START TASK INPUT

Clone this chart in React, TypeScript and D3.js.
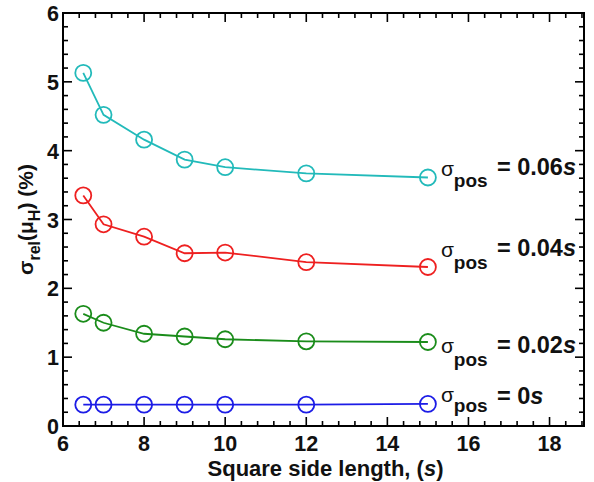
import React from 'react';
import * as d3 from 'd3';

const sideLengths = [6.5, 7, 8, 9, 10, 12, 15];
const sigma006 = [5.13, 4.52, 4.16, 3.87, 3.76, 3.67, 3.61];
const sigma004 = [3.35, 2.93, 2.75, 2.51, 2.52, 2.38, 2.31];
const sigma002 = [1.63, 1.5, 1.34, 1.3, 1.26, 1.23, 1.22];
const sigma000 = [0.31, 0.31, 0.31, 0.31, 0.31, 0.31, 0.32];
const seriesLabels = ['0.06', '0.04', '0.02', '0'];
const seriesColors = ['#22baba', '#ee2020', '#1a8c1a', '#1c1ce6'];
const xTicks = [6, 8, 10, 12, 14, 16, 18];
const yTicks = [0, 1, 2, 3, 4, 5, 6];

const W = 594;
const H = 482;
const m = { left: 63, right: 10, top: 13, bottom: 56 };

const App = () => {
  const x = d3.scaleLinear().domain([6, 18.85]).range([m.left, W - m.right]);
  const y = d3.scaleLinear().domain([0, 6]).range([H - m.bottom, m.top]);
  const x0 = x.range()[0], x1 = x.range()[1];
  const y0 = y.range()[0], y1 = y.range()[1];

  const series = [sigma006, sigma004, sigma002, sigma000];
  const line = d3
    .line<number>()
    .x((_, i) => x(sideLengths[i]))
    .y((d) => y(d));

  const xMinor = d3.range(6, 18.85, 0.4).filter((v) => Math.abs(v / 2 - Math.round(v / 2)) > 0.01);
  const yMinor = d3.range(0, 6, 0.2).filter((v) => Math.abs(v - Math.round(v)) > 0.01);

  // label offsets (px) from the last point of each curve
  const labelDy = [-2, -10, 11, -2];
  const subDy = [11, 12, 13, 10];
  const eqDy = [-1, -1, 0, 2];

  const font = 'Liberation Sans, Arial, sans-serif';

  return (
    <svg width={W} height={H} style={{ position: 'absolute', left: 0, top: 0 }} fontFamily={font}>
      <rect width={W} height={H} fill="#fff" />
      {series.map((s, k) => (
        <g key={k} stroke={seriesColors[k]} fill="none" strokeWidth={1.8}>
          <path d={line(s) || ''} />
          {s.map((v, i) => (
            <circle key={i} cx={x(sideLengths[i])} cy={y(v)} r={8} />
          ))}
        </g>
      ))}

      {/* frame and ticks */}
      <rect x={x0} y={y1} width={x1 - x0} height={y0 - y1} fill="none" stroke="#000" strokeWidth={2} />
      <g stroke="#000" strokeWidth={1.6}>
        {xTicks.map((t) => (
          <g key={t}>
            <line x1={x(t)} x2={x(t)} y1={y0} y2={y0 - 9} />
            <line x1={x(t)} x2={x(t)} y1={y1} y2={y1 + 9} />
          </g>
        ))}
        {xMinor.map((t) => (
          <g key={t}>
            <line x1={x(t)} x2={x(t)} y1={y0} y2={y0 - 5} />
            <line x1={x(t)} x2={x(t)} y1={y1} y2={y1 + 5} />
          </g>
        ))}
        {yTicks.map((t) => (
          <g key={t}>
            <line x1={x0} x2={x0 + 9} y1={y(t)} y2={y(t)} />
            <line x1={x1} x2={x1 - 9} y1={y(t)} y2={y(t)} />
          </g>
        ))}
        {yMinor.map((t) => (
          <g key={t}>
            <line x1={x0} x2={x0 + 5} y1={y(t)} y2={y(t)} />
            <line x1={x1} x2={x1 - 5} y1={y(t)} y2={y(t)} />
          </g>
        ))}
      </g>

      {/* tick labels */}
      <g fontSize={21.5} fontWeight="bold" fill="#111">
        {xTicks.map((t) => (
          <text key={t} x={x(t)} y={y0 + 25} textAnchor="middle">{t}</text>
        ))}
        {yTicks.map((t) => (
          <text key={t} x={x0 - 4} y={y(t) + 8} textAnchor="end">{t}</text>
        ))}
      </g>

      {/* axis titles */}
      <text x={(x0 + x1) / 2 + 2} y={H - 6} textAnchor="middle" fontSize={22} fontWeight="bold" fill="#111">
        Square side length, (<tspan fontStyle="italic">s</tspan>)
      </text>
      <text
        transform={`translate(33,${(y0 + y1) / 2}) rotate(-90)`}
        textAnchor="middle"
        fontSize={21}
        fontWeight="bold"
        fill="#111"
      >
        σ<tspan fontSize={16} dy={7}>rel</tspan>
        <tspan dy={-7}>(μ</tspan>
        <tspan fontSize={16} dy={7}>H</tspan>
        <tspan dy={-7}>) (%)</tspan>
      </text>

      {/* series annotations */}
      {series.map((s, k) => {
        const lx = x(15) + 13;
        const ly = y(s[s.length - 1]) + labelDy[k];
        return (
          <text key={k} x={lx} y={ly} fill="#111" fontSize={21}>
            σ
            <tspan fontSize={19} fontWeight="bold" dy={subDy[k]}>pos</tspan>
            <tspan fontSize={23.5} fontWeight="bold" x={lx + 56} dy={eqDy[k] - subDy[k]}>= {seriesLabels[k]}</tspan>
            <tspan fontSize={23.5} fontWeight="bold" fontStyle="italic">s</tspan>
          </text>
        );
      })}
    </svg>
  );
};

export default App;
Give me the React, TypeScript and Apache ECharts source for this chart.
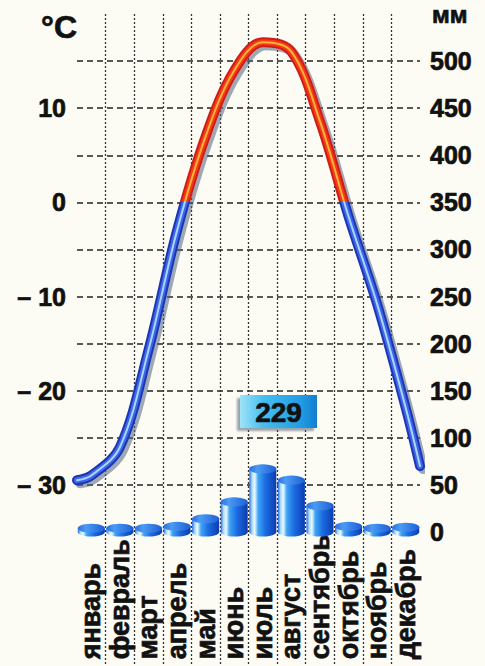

END TASK INPUT

Copy the records above from the first line through the line containing "const eqDy = [-1, -1, 0, 2];", both included, and leave out any pictures.

Clone this chart in React, TypeScript and D3.js.
import React from 'react';
import * as d3 from 'd3';

const sideLengths = [6.5, 7, 8, 9, 10, 12, 15];
const sigma006 = [5.13, 4.52, 4.16, 3.87, 3.76, 3.67, 3.61];
const sigma004 = [3.35, 2.93, 2.75, 2.51, 2.52, 2.38, 2.31];
const sigma002 = [1.63, 1.5, 1.34, 1.3, 1.26, 1.23, 1.22];
const sigma000 = [0.31, 0.31, 0.31, 0.31, 0.31, 0.31, 0.32];
const seriesLabels = ['0.06', '0.04', '0.02', '0'];
const seriesColors = ['#22baba', '#ee2020', '#1a8c1a', '#1c1ce6'];
const xTicks = [6, 8, 10, 12, 14, 16, 18];
const yTicks = [0, 1, 2, 3, 4, 5, 6];

const W = 594;
const H = 482;
const m = { left: 63, right: 10, top: 13, bottom: 56 };

const App = () => {
  const x = d3.scaleLinear().domain([6, 18.85]).range([m.left, W - m.right]);
  const y = d3.scaleLinear().domain([0, 6]).range([H - m.bottom, m.top]);
  const x0 = x.range()[0], x1 = x.range()[1];
  const y0 = y.range()[0], y1 = y.range()[1];

  const series = [sigma006, sigma004, sigma002, sigma000];
  const line = d3
    .line<number>()
    .x((_, i) => x(sideLengths[i]))
    .y((d) => y(d));

  const xMinor = d3.range(6, 18.85, 0.4).filter((v) => Math.abs(v / 2 - Math.round(v / 2)) > 0.01);
  const yMinor = d3.range(0, 6, 0.2).filter((v) => Math.abs(v - Math.round(v)) > 0.01);

  // label offsets (px) from the last point of each curve
  const labelDy = [-2, -10, 11, -2];
  const subDy = [11, 12, 13, 10];
  const eqDy = [-1, -1, 0, 2];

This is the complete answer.